BEGIN

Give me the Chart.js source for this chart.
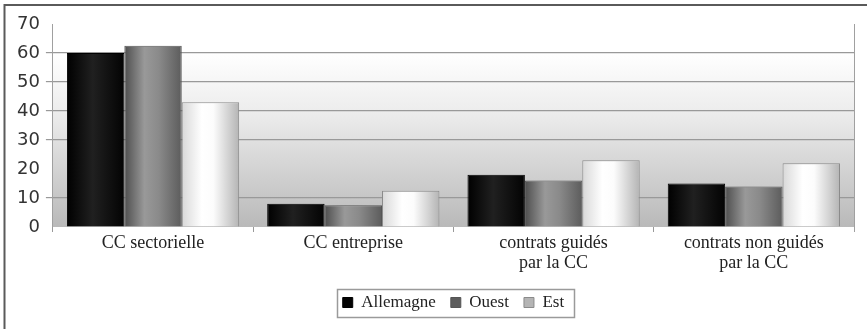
<!DOCTYPE html>
<html>
<head>
<meta charset="utf-8">
<script src="https://cdn.jsdelivr.net/npm/chart.js@4"></script>
<style>
  html, body { margin: 0; padding: 0; background: #fff; }
  #wrap { width: 867px; height: 329px; }
</style>
</head>
<body>
<div id="wrap"><canvas id="c" width="867" height="329"></canvas></div>
<script>
// Categories and series values (percent)
const categories = ['CC sectorielle', 'CC entreprise', ['contrats guidés', 'par la CC'], ['contrats non guidés', 'par la CC']];
const seriesNames = ['Allemagne', 'Ouest', 'Est'];
const allemagne = [60, 8, 18, 15];
const ouest = [62.5, 7.5, 16, 14];
const est = [43, 12.5, 23, 22];
const yMin = 0, yMax = 70, yStep = 10;
const hiddenGridValues = [0, 20, 70];

const CAT_PCT = 0.86;

// Horizontal "cylinder" shading for each bar, built from the x scale geometry
function barFill(solid, stops) {
  return (c) => {
    const chart = c.chart;
    const xs = chart.scales && chart.scales.x;
    if (!xs || c.dataIndex === undefined || !xs.width) return solid;
    const nSeries = chart.data.datasets.length;
    const catW = xs.width / chart.data.labels.length;
    const groupW = catW * CAT_PCT;
    const barW = groupW / nSeries;
    const left = xs.getPixelForTick(c.dataIndex) - groupW / 2 + c.datasetIndex * barW;
    const g = chart.ctx.createLinearGradient(left, 0, left + barW, 0);
    stops.forEach(s => g.addColorStop(s[0], s[1]));
    return g;
  };
}

const decorPlugin = {
  id: 'decor',
  beforeDraw(chart) {
    const {ctx, chartArea: a, scales: {y}} = chart;
    ctx.save();
    ctx.fillStyle = '#fff';
    ctx.fillRect(0, 0, chart.width, chart.height);
    // outer frame (left and top edges)
    ctx.strokeStyle = '#5a5a5a';
    ctx.lineWidth = 2;
    ctx.beginPath();
    ctx.moveTo(4.5, chart.height);
    ctx.lineTo(4.5, 5);
    ctx.lineTo(chart.width, 5);
    ctx.stroke();
    // plot background: white above 60, fading to grey toward the baseline
    const y60 = y.getPixelForValue(60);
    const y0 = y.getPixelForValue(0);
    const g = ctx.createLinearGradient(0, y60, 0, y0);
    g.addColorStop(0, '#ffffff');
    g.addColorStop(0.35, '#ececec');
    g.addColorStop(1, '#b9b9b9');
    ctx.fillStyle = g;
    ctx.fillRect(a.left, y60, a.right - a.left, y0 - y60);
    ctx.restore();
  },
  afterDraw(chart) {
    const {ctx, chartArea: a} = chart;
    ctx.save();
    // right edge of the plot
    ctx.strokeStyle = '#a0a0a0';
    ctx.lineWidth = 1;
    ctx.beginPath();
    ctx.moveTo(a.right + 0.5, a.top);
    ctx.lineTo(a.right + 0.5, a.bottom + 5);
    ctx.stroke();
    // frame round the legend
    const boxes = chart.legend && chart.legend.legendHitBoxes;
    if (boxes && boxes.length) {
      const l = Math.min(...boxes.map(b => b.left)) - 6;
      const r = Math.max(...boxes.map(b => b.left + b.width)) + 10;
      const t = Math.min(...boxes.map(b => b.top));
      const h = Math.max(...boxes.map(b => b.height));
      const cy = t + h / 2;
      ctx.strokeStyle = '#9a9a9a';
      ctx.lineWidth = 1.5;
      ctx.strokeRect(Math.round(l) + 0.5, Math.round(cy - 14) + 0.5, Math.round(r - l), 28);
    }
    ctx.restore();
  }
};

new Chart(document.getElementById('c'), {
  type: 'bar',
  data: {
    labels: categories,
    datasets: [
      {
        label: seriesNames[0], data: allemagne,
        backgroundColor: barFill('#000', [[0, '#000'], [0.45, '#202020'], [1, '#030303']]),
        borderColor: '#000', borderWidth: 1
      },
      {
        label: seriesNames[1], data: ouest,
        backgroundColor: barFill('#7a7a7a', [[0, '#4e4e4e'], [0.35, '#999'], [0.6, '#8a8a8a'], [1, '#5c5c5c']]),
        borderColor: '#555', borderWidth: 1
      },
      {
        label: seriesNames[2], data: est,
        backgroundColor: barFill('#f2f2f2', [[0, '#d8d8d8'], [0.35, '#fff'], [0.55, '#fcfcfc'], [1, '#b4b4b4']]),
        borderColor: '#8a8a8a', borderWidth: 1
      }
    ]
  },
  options: {
    responsive: false,
    animation: false,
    devicePixelRatio: 1,
    categoryPercentage: CAT_PCT,
    barPercentage: 1.0,
    layout: { padding: { left: 11, right: 13, top: 24, bottom: 8 } },
    plugins: {
      tooltip: { enabled: false },
      legend: {
        position: 'bottom',
        fullSize: false,
        labels: {
          boxWidth: 10, boxHeight: 10, padding: 15,
          color: '#222',
          font: { family: '"Liberation Serif", serif', size: 17 }
        }
      }
    },
    scales: {
      x: {
        afterFit(scale) { scale.height = 52; },
        border: { display: false },
        grid: {
          offset: true, drawOnChartArea: false, drawTicks: true,
          tickLength: 5, color: '#999', lineWidth: 1
        },
        ticks: {
          padding: 2, color: '#222', maxRotation: 0, autoSkip: false,
          font: { family: '"Liberation Serif", serif', size: 18, lineHeight: 1.08 }
        }
      },
      y: {
        min: yMin, max: yMax,
        border: { display: true, color: '#a0a0a0', width: 1 },
        grid: {
          color: (c) => hiddenGridValues.includes(c.tick && c.tick.value) ? 'rgba(0,0,0,0)' : '#999',
          lineWidth: 1.2, tickLength: 7
        },
        ticks: {
          stepSize: yStep, padding: 6, color: '#333',
          font: { family: '"DejaVu Sans", sans-serif', size: 18 }
        }
      }
    }
  },
  plugins: [decorPlugin]
});
</script>
</body>
</html>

END

* [GOAL OF THE EXERCISE]:
Repeat the lines above, starting at the first and stopping after the line that holds "const CAT_PCT = 0.86;", with the pictures left out.

* [RESPONSE BELOW]:
Give me the Chart.js source for this chart.
<!DOCTYPE html>
<html>
<head>
<meta charset="utf-8">
<script src="https://cdn.jsdelivr.net/npm/chart.js@4"></script>
<style>
  html, body { margin: 0; padding: 0; background: #fff; }
  #wrap { width: 867px; height: 329px; }
</style>
</head>
<body>
<div id="wrap"><canvas id="c" width="867" height="329"></canvas></div>
<script>
// Categories and series values (percent)
const categories = ['CC sectorielle', 'CC entreprise', ['contrats guidés', 'par la CC'], ['contrats non guidés', 'par la CC']];
const seriesNames = ['Allemagne', 'Ouest', 'Est'];
const allemagne = [60, 8, 18, 15];
const ouest = [62.5, 7.5, 16, 14];
const est = [43, 12.5, 23, 22];
const yMin = 0, yMax = 70, yStep = 10;
const hiddenGridValues = [0, 20, 70];

const CAT_PCT = 0.86;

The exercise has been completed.